Симфония Ля мажор Бетховена датируется 1812 годом. Что касается отношений между зальцбургским и боннским мэтрами, то у нас нет уверенности в том, что, как это порой утверждают, последний брал у Моцарта уроки. Мы знаем, что Бетховен, которому тогда было семнадцать лет, приехал в Вену в 1787 году, предшествовавшем сочинению трех вышеозначенных симфоний; он хотел стать учеником Моцарта. Но если они и встретились, что вполне вероятно, непохоже, чтобы плану Бетховена суждено было осуществиться, поскольку Моцарт был слишком занят, чтобы возиться с каким-то неизвестным юношей. Не вызывает сомнений одно: именно учитель Бетховена Неефе, обучавший его в Бонне, послал его к величайшему современному музыканту, которым сам Неефе всегда восхищался. И все же я не припомню никаких свидетельств, подтверждающих, что их встреча состоялась. Что же касается влияния Моцарта на Бетховена, то оно очевидно и глубоко ощущается в симфониях и квартетах. К тому времени, когда Бетховен в 1792 году возвратился в Вену, Моцарт уже умер. Содержание, которым он наделил свою музыку, имеет огромное значение. «Можно сказать, что в той же мере, в какой Флейта относится к области драматической, Реквием относится к области литургической. Он расчистил путь будущим поколениям музыкантов, — пишет Паумгартнер. — И так же, как Фиделио обусловлен Флейтой, Торжественная месса Бетховена почти немыслима без глубокого драматизма Реквиема».
В. Альберт обнаружил в Симфонии Ми-бемоль мажор глубокий пессимизм, аналогичный тому, что проявляется в Симфонии Ля мажор Бетховена, с которой, как мы только что видели, ее сравнивал Вагнер, и это мироощущение представляется нам одним из главных элементов романтизма, общего для Моцарта и Бетховена. Что же касается второй симфонии триптиха, соль минор, то Шуман, напротив, видел в ней самое оптимистичное, животворящее, солнечное излучение.

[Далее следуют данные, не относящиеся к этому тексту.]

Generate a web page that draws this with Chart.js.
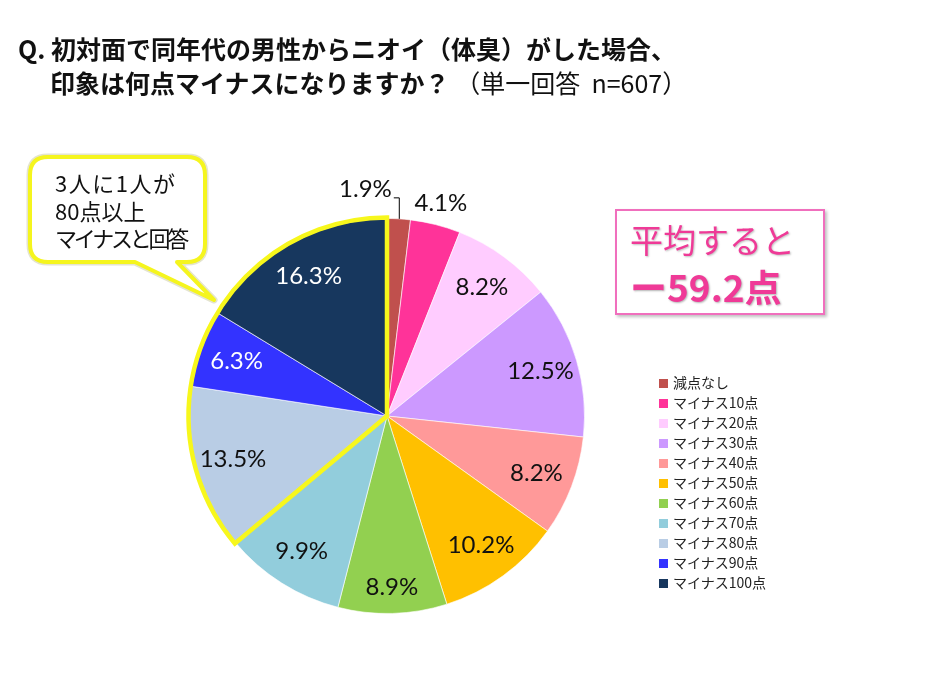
<!DOCTYPE html>
<html>
<head>
<meta charset="utf-8">
<script src="https://cdn.jsdelivr.net/npm/chart.js@4.4.0/dist/chart.umd.min.js"></script>
<style>
  html, body { margin: 0; padding: 0; background: #fff; }
  body { width: 930px; height: 674px; position: relative; overflow: hidden; font-family: "Noto Sans CJK JP", sans-serif; color: #111; }
  #wrap { position: absolute; left: 0; top: 0; width: 930px; height: 674px; }
  .title { position: absolute; font-size: 25px; font-weight: bold; white-space: nowrap; line-height: 30px; }
  .title .plain { font-weight: normal; }
  #callout { position: absolute; left: 0; top: 0; }
  #calloutText { position: absolute; left: 55px; top: 169px; font-size: 22px; line-height: 27.5px; white-space: nowrap; }
  #calloutText .wide { letter-spacing: 1.5px; }
  #calloutText .tight { letter-spacing: -3.2px; }
  #avgBox { position: absolute; left: 615px; top: 209px; width: 206px; height: 102px; border: 2px solid #f06fbd; box-shadow: 2px 2px 3px rgba(0,0,0,0.25); color: #ef3a97; }
  #avgBox .l1 { position: absolute; left: 13px; top: 4px; font-size: 33px; font-weight: normal; white-space: nowrap; text-shadow: 1px 1px 2px rgba(0,0,0,0.25); }
  #avgBox .l2 { position: absolute; left: 13px; top: 48px; font-size: 37px; font-weight: bold; white-space: nowrap; text-shadow: 1px 1px 2px rgba(0,0,0,0.3); }
  #legend { position: absolute; left: 659px; top: 372px; font-size: 14px; }
  #legend div { height: 20px; line-height: 20px; white-space: nowrap; color: #222; }
  #legend span { display: inline-block; width: 9px; height: 9px; margin-right: 5px; vertical-align: 0px; }
</style>
</head>
<body>
<div id="wrap"><canvas id="pieChart" width="930" height="674"></canvas></div>

<svg id="callout" width="260" height="320">
  <path d="M 48 157 L 187 157 Q 205 157 205 175 L 205 244 Q 205 262 187 262 L 177 262 L 214 300 L 135 262 L 48 262 Q 30 262 30 244 L 30 175 Q 30 157 48 157 Z"
        fill="#fff" stroke="#c9c9a0" stroke-width="7" stroke-linejoin="round" opacity="0.5"/>
  <path d="M 48 157 L 187 157 Q 205 157 205 175 L 205 244 Q 205 262 187 262 L 177 262 L 214 300 L 135 262 L 48 262 Q 30 262 30 244 L 30 175 Q 30 157 48 157 Z"
        fill="#fff" stroke="#f5f51e" stroke-width="4" stroke-linejoin="round"/>
</svg>
<div id="calloutText"><span class="wide">3人に1人が</span><br>80点以上<br><span class="tight">マイナスと回答</span></div>

<div class="title" style="left:18px; top:33px;">Q. 初対面で同年代の男性からニオイ（体臭）がした場合、</div>
<div class="title" style="left:50px; top:67px;">印象は何点マイナスになりますか？ <span class="plain">（単一回答&nbsp;&nbsp;n=607）</span></div>

<div id="avgBox"><div class="l1">平均すると</div><div class="l2">ー59.2点</div></div>

<div id="legend"></div>

<script>
const categories = ['減点なし', 'マイナス10点', 'マイナス20点', 'マイナス30点', 'マイナス40点', 'マイナス50点',
    'マイナス60点', 'マイナス70点', 'マイナス80点', 'マイナス90点', 'マイナス100点'];
const shares = [1.9, 4.1, 8.2, 12.5, 8.2, 10.2, 8.9, 9.9, 13.5, 6.3, 16.3];
const sliceColors = ['#c0504d', '#ff3399', '#ffccff', '#cc99ff', '#ff9999', '#ffc000',
    '#92d050', '#92cddc', '#b9cde5', '#3333ff', '#17375e'];

// slices wrapped by the yellow outline (80, 90, 100 points)
const highlightFrom = 8;
const highlightTo = 10;

// html legend
const legendEl = document.getElementById('legend');
categories.forEach((name, i) => {
    const row = document.createElement('div');
    row.innerHTML = '<span style="background:' + sliceColors[i] + '"></span>' + name;
    legendEl.appendChild(row);
});

const pieLabels = {
    id: 'pieLabels',
    afterDatasetsDraw(chart) {
        const ctx = chart.ctx;
        const arcs = chart.getDatasetMeta(0).data;

        // yellow outline around the 80+ slices
        const a = arcs[highlightFrom];
        const b = arcs[highlightTo];
        ctx.save();
        ctx.beginPath();
        ctx.moveTo(a.x, a.y);
        ctx.arc(a.x, a.y, a.outerRadius + 1, a.startAngle, b.endAngle);
        ctx.closePath();
        ctx.lineWidth = 4.5;
        ctx.lineJoin = 'miter';
        ctx.strokeStyle = '#f7f71c';
        ctx.stroke();
        ctx.restore();

        ctx.save();
        ctx.font = '24px Lato, "Noto Sans", sans-serif';
        ctx.textBaseline = 'middle';
        arcs.forEach((arc, i) => {
            const mid = (arc.startAngle + arc.endAngle) / 2;
            const R = arc.outerRadius;
            const text = shares[i].toFixed(1) + '%';
            ctx.fillStyle = (i >= 9) ? '#ffffff' : '#111111';
            if (i === 0) {
                // small slice: label outside with a leader line
                const ex = arc.x + Math.cos(mid) * R;
                const ey = arc.y + Math.sin(mid) * R;
                ctx.strokeStyle = '#000';
                ctx.lineWidth = 1;
                ctx.beginPath();
                ctx.moveTo(ex + 0.5, ey);
                ctx.lineTo(ex + 0.5, ey - 21);
                ctx.lineTo(ex - 5, ey - 21);
                ctx.stroke();
                ctx.textAlign = 'right';
                ctx.fillText(text, ex - 7, ey - 30);
                return;
            }
            let f = 0.81;
            if (i === 1) f = 1.11;
            if (i === 6) f = 0.87;
            ctx.textAlign = 'center';
            ctx.fillText(text, arc.x + Math.cos(mid) * R * f, arc.y + Math.sin(mid) * R * f);
        });
        ctx.restore();
    }
};

const pieCtx = document.getElementById('pieChart').getContext('2d');
new Chart(pieCtx, {
    type: 'pie',
    data: {
        labels: categories,
        datasets: [{
            data: shares,
            backgroundColor: sliceColors,
            borderColor: 'rgba(255,255,255,0.6)',
            borderWidth: 1
        }]
    },
    options: {
        responsive: false,
        animation: false,
        layout: { padding: { left: 189, right: 345, top: 218, bottom: 60 } },
        plugins: { legend: { display: false }, tooltip: { enabled: false } }
    },
    plugins: [pieLabels]
});
</script>
</body>
</html>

Шуман исповедовал настоящий культ Моцарта и глубоко чувствовал его подлинный романтизм. Напомним также, что в творчестве Иоганна Себастьяна Баха, которого мы сегодня воспринимаем как настоящего классика, Шумана поразил его романтизм, что лишний раз подтверждает, какое разное значение придается некоторым словам и терминам и какими двусмысленностями это чревато. Шуман считал Моцарта достойным фигурировать среди лигистов Давидсбунда, вымышленной ассоциации, призванной защищать романтизм от обывателей, то есть отсталых людей. Их обоих отличали любовь к природе, детству и некая твердая концепция жизни, одновременно идиллическая и драматическая; в своих критических эссе о музыке Шуман всегда говорит о Моцарте с пламенным восхищением. Но, упоминая имя Аполлона в связи с Симфонией соль минор, он делает акцент на греческом классицизме, с которым она, по его мнению, роднится, а не на романтизме в собственном смысле этого слова. В противоположность этому Эрнст Теодор Амадей Гофман, добавивший к именам, полученным при крещении, имя «Амадей», чтобы засвидетельствовать таким образом свое преклонение перед Моцартом и желание считать его своим «святым покровителем», с большой поэтической силой и музыкальной интуицией говорил о романтизме Моцарта. В Крейслериане он провел небезынтересную параллель между Гайдном, Моцартом и Бетховеном.
«Гайдн, — писал он, — романтически схватывает все человечное, что есть в человеческой жизни, для массы он более понятен, более доходчив. Моцарт скорее мэтр сверхчеловеческого, того чудесного, что живет в глубинах нашего рассудка. Музыка Бетховена заставляет сжиматься пружины страха, ужаса, страдания и пробуждает как раз ту самую бесконечную надежду, которая является сутью романтизма. Поэтому уместны вопросы: является ли он чисто романтическим композитором? Не потому ли он мало преуспел в вокальной музыке, которая не несет в себе неопределенной надежды, но лишь воспроизводит эмоции, выраженные словами, как эхо в царстве бесконечного?»